A better solution is to add a field to indicate that "the row looks funny to the person who published the data". Which, I guess is useful to someone?
But deleting data or changing data is effectively corrupting source data, and now I can't trust it.
Clean vs not clean data is the wrong fight.
> Authors should have their work proof read
Agreed.
Opening passage:
> A quick plot of the latitude and longitude shows some clear outliners
"outliners"
Ouch!
Now fixed.
But fake data or garbage data without the method, is better left unpublished !
I have written my own Home Assistant custom component for the UK fuel finder data, and yes, the data really is that bad.
Easy type to make, but seriously, does no one even take a cursory look at the charts when publishing articles like this? The chart looks _obviously_ wrong, so imagine how many are only slightly wrong and are missed.

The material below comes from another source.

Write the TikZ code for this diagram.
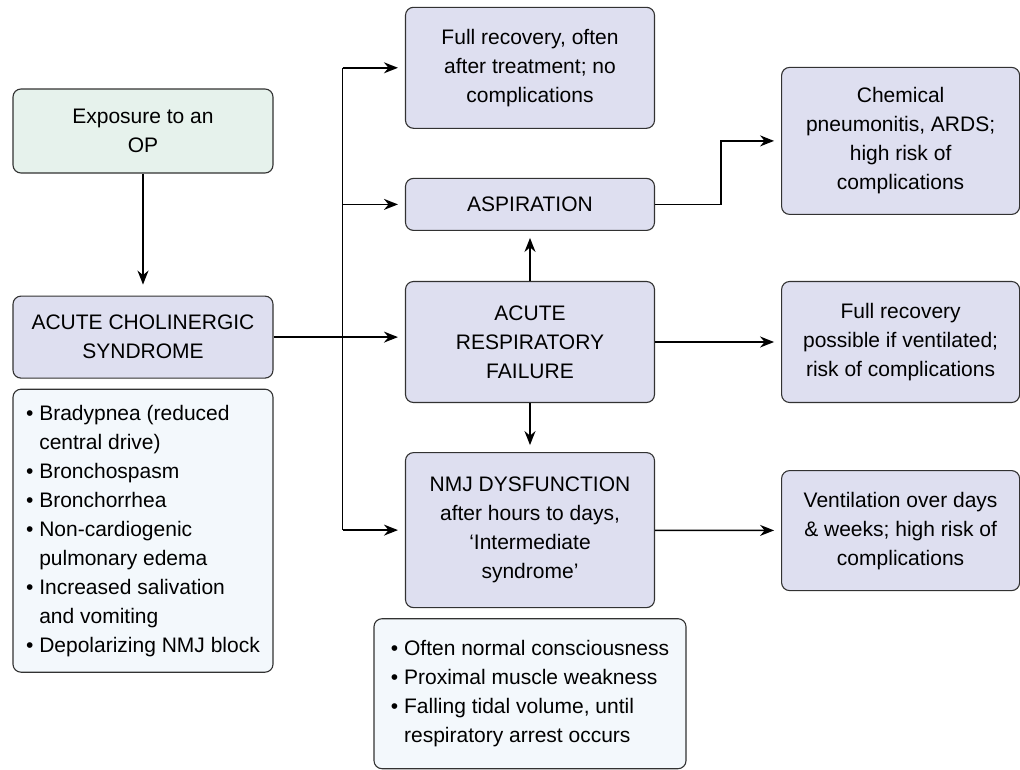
\documentclass[tikz,border=0pt]{standalone}
\usepackage{fontspec}
\setmainfont{Liberation Sans}
\definecolor{boxblue}{RGB}{222,223,240}
\definecolor{boxgreen}{RGB}{230,242,236}
\definecolor{listblue}{RGB}{243,248,252}
\definecolor{edgegray}{RGB}{50,50,50}
\usetikzlibrary{positioning, calc, arrows.meta}
\newcommand{\bul}{\textbullet\ }
\newcommand{\hang}{\hphantom{\textbullet\ }}

\begin{document}
\begin{tikzpicture}[
        x=1pt, y=-1pt,
        box/.style={rectangle, draw=edgegray, line width=1.1pt, fill=boxblue, inner sep=4pt, align=center, rounded corners=8pt, font=\fontsize{21}{29}\selectfont},
        listbox/.style={box, fill=listblue, align=left},
        arrow/.style={-{Stealth[length=14pt, width=11pt]}, line width=1.5pt, shorten >=7pt},
        line/.style={line width=1.5pt}
    ]
        \useasboundingbox (0,0) rectangle (1020,769);

        % Left column
        \node[box, fill=boxgreen, minimum width=260pt, minimum height=84pt] (EXP) at (143,131) {Exposure to an\\OP};
        \node[box, minimum width=260pt, minimum height=82pt, below=122pt of EXP] (ACS) {ACUTE CHOLINERGIC\\SYNDROME};
        \node[listbox, minimum width=260pt, minimum height=283pt, below=10pt of ACS] (ACSsigns) {\bul Bradypnea (reduced\\\hang central drive)\\\bul Bronchospasm\\\bul Bronchorrhea\\\bul Non-cardiogenic\\\hang pulmonary edema\\\bul Increased salivation\\\hang and vomiting\\\bul Depolarizing NMJ block};

        % Middle column
        \node[box, minimum width=249pt, minimum height=121pt] (ARF) at (530,342) {ACUTE\\RESPIRATORY\\FAILURE};
        \node[box, minimum width=249pt, minimum height=52pt, above=50pt of ARF] (ASP) {ASPIRATION};
        \node[box, minimum width=249pt, minimum height=121pt, above=49pt of ASP] (FULL) {Full recovery, often\\after treatment; no\\complications};
        \node[box, minimum width=249pt, minimum height=155pt, below=49pt of ARF] (NMJ) {NMJ DYSFUNCTION\\after hours to days,\\‘Intermediate\\syndrome’};
        \node[listbox, minimum width=312pt, minimum height=150pt, below=10pt of NMJ] (NMJsigns) {\bul Often normal consciousness\\\bul Proximal muscle weakness\\\bul Falling tidal volume, until\\\hang respiratory arrest occurs};

        % Right column
        \node[box, minimum width=238pt, minimum height=121pt, right=126pt of ARF] (VENT) {Full recovery\\possible if ventilated;\\risk of complications};
        \node[box, minimum width=238pt, minimum height=147pt, above=66pt of VENT] (CHEM) {Chemical\\pneumonitis, ARDS;\\high risk of\\complications};
        \node[box, minimum width=238pt, minimum height=120pt, below=67pt of VENT] (LONG) {Ventilation over days\\\& weeks; high risk of\\complications};

        % Arrows
        \coordinate (split) at ($(ACS.east)+(69,0)$);
        \draw[arrow, shorten >=11pt] (EXP) -- (ACS);
        \draw[arrow] (ACS.east) -- (ACS.east -| ARF.west);
        \draw[line] (split |- FULL) -- (split |- NMJ);
        \draw[arrow] (split |- FULL) -- (FULL.west);
        \draw[arrow] (split |- ASP) -- (ASP.west);
        \draw[arrow] (split |- NMJ) -- (NMJ.west);
        \draw[arrow] (ARF) -- (ASP);
        \draw[arrow] (ARF) -- (NMJ);
        \draw[arrow] (ASP.east) -- ++(66,0) |- (CHEM.west);
        \draw[arrow] (ARF) -- (VENT);
        \draw[arrow] (NMJ) -- (LONG);
    \end{tikzpicture}
\end{document}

The fuel prices one could surely be solved with a tiny bit of validation; are the coordinates even within a reasonable range? Fortunately, in the UK, it's really easy to tell which is latitude and which is longitude due to one of them being within a digit or two of zero on either side.
What about people who don't know how their own code works? Despite it working flawlessly? I'm asking because I don't really know.
Yes.
Sure it is expensive to check every number, but at least some of it can be automated and flagged for human review, no? Switching lat/long numbers. For example
And if someone publishes a flawless code but have no idea how it works, its not their code, quite clearly, AMD they should be ashamed if they lie it is.
It's just, like, my opinion, but I like it :)
Yes. Lying is bad, even if some people are trying hard to normalise it.
>What about people who don't know how their own code works? Despite it working flawlessly?
I think that is fine, as long as you aren't making untrue claims.